▸ Supplied records
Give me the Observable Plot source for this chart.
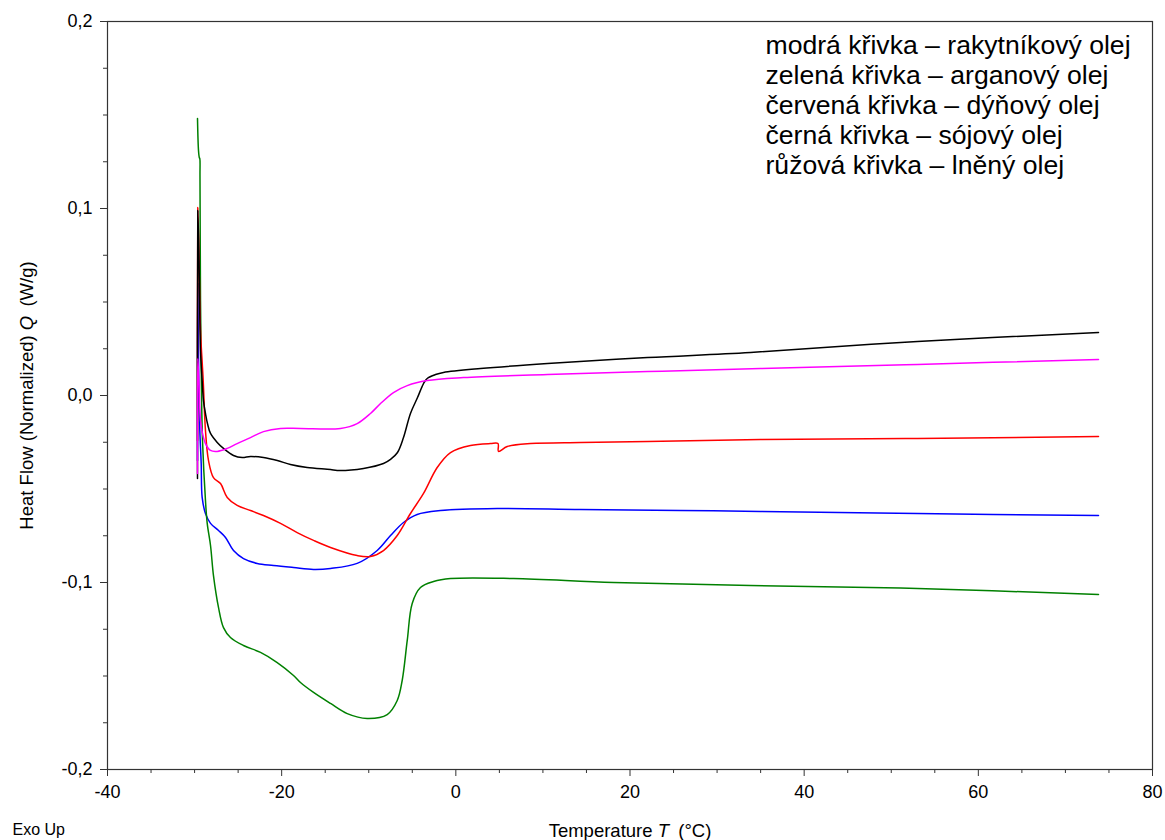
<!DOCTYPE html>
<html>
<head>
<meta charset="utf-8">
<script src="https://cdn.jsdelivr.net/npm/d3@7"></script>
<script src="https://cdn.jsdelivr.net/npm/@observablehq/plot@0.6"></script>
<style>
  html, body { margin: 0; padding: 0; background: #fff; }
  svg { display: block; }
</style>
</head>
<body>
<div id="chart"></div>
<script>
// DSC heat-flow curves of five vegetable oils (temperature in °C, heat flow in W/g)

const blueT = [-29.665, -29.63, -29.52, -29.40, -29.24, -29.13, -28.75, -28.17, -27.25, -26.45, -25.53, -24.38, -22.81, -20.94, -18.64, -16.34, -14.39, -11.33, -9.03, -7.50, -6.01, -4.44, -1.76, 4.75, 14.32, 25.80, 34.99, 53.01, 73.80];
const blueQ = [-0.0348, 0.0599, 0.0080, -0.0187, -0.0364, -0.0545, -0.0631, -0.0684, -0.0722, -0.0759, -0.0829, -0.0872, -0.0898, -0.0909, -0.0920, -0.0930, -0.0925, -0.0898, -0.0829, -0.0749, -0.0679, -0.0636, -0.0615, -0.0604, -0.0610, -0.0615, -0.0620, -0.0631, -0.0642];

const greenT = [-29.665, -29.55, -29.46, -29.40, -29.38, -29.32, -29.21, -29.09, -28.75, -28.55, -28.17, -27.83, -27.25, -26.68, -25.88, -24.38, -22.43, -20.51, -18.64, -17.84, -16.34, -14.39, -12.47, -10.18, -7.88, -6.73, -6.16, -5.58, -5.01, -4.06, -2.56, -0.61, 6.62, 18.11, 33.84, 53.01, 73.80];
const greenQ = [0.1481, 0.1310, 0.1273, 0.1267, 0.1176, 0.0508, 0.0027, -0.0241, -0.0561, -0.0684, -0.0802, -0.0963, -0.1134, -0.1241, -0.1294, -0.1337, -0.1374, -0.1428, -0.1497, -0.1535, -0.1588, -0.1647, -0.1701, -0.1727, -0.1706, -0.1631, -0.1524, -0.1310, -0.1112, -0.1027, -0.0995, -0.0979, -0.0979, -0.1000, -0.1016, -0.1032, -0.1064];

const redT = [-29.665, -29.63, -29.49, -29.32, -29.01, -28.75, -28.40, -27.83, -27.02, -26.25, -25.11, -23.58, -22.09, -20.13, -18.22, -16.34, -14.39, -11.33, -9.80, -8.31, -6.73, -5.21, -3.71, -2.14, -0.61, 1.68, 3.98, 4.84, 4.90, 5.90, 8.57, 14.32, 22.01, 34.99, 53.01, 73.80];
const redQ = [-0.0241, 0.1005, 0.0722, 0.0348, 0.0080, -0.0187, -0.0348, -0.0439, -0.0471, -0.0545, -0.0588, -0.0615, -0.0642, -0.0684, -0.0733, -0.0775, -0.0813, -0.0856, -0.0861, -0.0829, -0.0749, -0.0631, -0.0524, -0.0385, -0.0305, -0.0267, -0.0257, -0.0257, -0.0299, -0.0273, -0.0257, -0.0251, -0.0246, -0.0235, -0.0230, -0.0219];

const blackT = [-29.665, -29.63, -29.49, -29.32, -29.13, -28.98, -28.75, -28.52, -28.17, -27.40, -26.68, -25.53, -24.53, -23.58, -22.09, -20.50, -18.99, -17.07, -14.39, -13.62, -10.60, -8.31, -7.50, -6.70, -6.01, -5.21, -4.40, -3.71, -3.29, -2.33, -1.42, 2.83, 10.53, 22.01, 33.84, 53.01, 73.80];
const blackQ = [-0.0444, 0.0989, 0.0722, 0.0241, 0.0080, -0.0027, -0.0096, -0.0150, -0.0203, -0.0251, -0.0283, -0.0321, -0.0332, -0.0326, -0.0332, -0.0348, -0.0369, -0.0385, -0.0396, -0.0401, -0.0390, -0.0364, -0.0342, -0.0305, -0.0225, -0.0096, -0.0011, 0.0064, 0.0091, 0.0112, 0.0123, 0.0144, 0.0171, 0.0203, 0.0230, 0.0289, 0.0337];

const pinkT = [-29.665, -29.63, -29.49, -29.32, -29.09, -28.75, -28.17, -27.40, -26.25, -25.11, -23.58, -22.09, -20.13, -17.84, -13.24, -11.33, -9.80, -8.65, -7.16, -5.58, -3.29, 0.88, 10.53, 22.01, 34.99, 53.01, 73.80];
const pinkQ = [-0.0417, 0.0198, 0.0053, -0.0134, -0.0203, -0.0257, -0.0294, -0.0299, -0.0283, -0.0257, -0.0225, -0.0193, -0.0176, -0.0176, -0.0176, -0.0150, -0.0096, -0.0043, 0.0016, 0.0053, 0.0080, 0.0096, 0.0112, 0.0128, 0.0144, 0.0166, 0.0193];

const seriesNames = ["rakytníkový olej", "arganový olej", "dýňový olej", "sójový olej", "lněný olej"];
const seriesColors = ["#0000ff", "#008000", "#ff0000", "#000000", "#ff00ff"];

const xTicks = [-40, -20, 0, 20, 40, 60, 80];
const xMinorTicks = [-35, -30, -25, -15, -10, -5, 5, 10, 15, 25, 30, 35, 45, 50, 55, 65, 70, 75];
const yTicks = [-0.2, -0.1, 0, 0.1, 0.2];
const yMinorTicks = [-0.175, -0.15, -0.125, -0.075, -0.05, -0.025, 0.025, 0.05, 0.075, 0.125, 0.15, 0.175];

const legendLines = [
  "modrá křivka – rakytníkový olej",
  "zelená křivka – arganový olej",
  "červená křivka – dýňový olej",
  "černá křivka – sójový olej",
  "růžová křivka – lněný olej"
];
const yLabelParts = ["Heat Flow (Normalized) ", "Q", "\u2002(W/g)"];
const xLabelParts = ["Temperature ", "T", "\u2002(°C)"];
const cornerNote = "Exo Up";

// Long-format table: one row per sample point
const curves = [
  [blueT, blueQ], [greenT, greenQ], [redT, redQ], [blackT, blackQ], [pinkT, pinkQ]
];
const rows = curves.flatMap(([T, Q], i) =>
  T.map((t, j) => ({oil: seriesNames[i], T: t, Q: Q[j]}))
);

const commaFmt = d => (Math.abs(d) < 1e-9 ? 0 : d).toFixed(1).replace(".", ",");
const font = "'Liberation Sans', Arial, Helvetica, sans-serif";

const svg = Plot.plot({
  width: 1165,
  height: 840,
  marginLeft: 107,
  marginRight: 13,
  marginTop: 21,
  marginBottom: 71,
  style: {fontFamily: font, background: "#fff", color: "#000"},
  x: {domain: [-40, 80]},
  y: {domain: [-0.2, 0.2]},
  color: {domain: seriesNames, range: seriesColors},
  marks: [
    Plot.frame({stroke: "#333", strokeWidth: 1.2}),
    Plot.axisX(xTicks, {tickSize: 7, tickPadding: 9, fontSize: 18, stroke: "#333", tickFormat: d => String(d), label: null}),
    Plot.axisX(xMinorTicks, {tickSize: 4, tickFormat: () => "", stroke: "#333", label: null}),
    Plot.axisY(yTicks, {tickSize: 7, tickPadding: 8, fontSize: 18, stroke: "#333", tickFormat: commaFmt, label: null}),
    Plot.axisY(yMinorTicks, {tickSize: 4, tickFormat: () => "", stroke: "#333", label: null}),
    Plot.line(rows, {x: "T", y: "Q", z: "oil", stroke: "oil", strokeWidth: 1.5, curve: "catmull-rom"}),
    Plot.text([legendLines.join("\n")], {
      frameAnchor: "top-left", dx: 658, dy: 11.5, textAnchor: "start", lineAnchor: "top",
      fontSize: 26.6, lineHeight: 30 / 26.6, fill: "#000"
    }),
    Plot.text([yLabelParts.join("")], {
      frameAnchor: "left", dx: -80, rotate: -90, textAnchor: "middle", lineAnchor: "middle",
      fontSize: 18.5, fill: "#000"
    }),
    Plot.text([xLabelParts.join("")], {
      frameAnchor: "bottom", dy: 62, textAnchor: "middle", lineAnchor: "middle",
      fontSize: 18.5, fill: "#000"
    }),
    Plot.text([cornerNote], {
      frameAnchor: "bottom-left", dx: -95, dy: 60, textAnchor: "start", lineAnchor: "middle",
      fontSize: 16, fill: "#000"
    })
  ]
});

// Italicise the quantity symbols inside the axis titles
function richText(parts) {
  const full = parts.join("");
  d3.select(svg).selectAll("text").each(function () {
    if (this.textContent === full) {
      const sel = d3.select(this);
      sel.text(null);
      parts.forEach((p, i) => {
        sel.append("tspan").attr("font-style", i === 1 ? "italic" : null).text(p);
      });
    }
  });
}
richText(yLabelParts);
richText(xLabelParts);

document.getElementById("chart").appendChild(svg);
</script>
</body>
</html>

---

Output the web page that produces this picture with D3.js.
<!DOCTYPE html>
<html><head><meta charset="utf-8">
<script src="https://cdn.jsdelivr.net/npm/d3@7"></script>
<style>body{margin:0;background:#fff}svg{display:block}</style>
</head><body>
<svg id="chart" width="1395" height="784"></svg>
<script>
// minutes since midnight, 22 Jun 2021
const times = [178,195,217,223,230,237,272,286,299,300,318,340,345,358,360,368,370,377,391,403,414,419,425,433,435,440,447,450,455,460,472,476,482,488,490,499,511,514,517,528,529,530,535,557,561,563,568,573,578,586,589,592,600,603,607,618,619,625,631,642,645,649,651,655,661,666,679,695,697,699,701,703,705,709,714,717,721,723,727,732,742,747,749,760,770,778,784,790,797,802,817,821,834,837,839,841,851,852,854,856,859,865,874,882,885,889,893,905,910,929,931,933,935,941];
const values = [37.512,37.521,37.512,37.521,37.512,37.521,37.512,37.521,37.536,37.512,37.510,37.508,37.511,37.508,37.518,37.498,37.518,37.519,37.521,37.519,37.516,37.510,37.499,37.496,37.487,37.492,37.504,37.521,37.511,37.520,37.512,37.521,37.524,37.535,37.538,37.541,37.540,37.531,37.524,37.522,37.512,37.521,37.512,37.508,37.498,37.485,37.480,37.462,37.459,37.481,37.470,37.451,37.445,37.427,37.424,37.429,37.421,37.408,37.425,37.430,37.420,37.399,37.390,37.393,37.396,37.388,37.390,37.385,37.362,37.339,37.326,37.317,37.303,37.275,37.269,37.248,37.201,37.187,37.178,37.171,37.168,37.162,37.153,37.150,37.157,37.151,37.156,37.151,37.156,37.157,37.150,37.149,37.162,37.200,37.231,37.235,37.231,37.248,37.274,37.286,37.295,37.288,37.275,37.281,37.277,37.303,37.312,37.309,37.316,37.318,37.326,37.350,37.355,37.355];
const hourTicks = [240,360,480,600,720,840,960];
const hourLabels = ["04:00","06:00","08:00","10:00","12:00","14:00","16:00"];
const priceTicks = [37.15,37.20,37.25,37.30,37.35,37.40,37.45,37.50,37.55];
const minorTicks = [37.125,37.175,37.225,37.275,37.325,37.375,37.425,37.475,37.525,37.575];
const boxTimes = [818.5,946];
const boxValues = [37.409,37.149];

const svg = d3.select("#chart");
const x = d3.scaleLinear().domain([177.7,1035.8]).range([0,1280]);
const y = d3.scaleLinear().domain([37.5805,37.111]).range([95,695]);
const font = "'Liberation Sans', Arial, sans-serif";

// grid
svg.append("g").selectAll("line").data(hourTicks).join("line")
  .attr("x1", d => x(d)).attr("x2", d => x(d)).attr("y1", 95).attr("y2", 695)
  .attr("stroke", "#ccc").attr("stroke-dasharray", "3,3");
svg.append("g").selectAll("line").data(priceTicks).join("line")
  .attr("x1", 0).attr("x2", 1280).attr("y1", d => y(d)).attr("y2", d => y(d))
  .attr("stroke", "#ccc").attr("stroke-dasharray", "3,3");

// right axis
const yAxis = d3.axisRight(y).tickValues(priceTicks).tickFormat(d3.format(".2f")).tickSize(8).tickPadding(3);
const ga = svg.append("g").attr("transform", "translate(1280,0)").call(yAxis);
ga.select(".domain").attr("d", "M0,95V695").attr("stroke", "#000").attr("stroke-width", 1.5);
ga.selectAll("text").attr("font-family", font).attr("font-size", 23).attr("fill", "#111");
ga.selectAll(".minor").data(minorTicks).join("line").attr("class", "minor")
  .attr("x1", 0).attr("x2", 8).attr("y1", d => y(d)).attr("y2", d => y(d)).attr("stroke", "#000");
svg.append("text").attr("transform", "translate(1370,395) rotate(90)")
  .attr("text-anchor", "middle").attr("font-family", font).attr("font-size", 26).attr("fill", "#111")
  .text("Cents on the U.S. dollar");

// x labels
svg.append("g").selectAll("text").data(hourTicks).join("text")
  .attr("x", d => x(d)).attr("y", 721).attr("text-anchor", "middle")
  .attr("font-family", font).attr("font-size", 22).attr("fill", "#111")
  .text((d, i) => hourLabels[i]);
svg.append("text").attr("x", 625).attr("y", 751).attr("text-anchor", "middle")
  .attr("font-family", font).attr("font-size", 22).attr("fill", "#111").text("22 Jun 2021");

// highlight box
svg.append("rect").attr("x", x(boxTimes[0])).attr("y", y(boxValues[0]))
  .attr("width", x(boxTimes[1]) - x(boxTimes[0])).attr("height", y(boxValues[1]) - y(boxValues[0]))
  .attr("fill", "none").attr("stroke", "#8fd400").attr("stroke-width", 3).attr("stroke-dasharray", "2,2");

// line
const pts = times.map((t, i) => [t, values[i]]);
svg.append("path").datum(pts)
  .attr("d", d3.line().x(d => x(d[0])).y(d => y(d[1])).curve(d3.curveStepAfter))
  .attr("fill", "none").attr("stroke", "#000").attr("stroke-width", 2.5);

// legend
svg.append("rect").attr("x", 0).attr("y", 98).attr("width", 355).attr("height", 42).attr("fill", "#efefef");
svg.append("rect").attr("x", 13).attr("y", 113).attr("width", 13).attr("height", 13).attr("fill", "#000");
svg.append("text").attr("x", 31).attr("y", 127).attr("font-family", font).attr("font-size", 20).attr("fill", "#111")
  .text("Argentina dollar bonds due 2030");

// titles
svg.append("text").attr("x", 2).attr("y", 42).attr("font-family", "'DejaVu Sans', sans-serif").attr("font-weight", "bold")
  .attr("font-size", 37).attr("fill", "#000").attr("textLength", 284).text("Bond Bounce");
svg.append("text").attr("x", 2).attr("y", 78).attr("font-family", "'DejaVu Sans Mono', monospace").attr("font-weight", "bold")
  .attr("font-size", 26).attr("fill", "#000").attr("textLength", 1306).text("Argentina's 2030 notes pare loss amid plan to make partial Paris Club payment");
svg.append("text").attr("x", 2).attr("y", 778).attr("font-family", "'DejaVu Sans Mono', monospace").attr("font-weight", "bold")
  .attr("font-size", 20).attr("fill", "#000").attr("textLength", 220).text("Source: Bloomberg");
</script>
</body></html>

▸ Work to do
From the records above, copy only the lines running from the line holding "Give me the" through the line holding "-0.0620, -0.0631, -0.0642];", with no pictures.

▸ Written response
Give me the Observable Plot source for this chart.
<!DOCTYPE html>
<html>
<head>
<meta charset="utf-8">
<script src="https://cdn.jsdelivr.net/npm/d3@7"></script>
<script src="https://cdn.jsdelivr.net/npm/@observablehq/plot@0.6"></script>
<style>
  html, body { margin: 0; padding: 0; background: #fff; }
  svg { display: block; }
</style>
</head>
<body>
<div id="chart"></div>
<script>
// DSC heat-flow curves of five vegetable oils (temperature in °C, heat flow in W/g)

const blueT = [-29.665, -29.63, -29.52, -29.40, -29.24, -29.13, -28.75, -28.17, -27.25, -26.45, -25.53, -24.38, -22.81, -20.94, -18.64, -16.34, -14.39, -11.33, -9.03, -7.50, -6.01, -4.44, -1.76, 4.75, 14.32, 25.80, 34.99, 53.01, 73.80];
const blueQ = [-0.0348, 0.0599, 0.0080, -0.0187, -0.0364, -0.0545, -0.0631, -0.0684, -0.0722, -0.0759, -0.0829, -0.0872, -0.0898, -0.0909, -0.0920, -0.0930, -0.0925, -0.0898, -0.0829, -0.0749, -0.0679, -0.0636, -0.0615, -0.0604, -0.0610, -0.0615, -0.0620, -0.0631, -0.0642];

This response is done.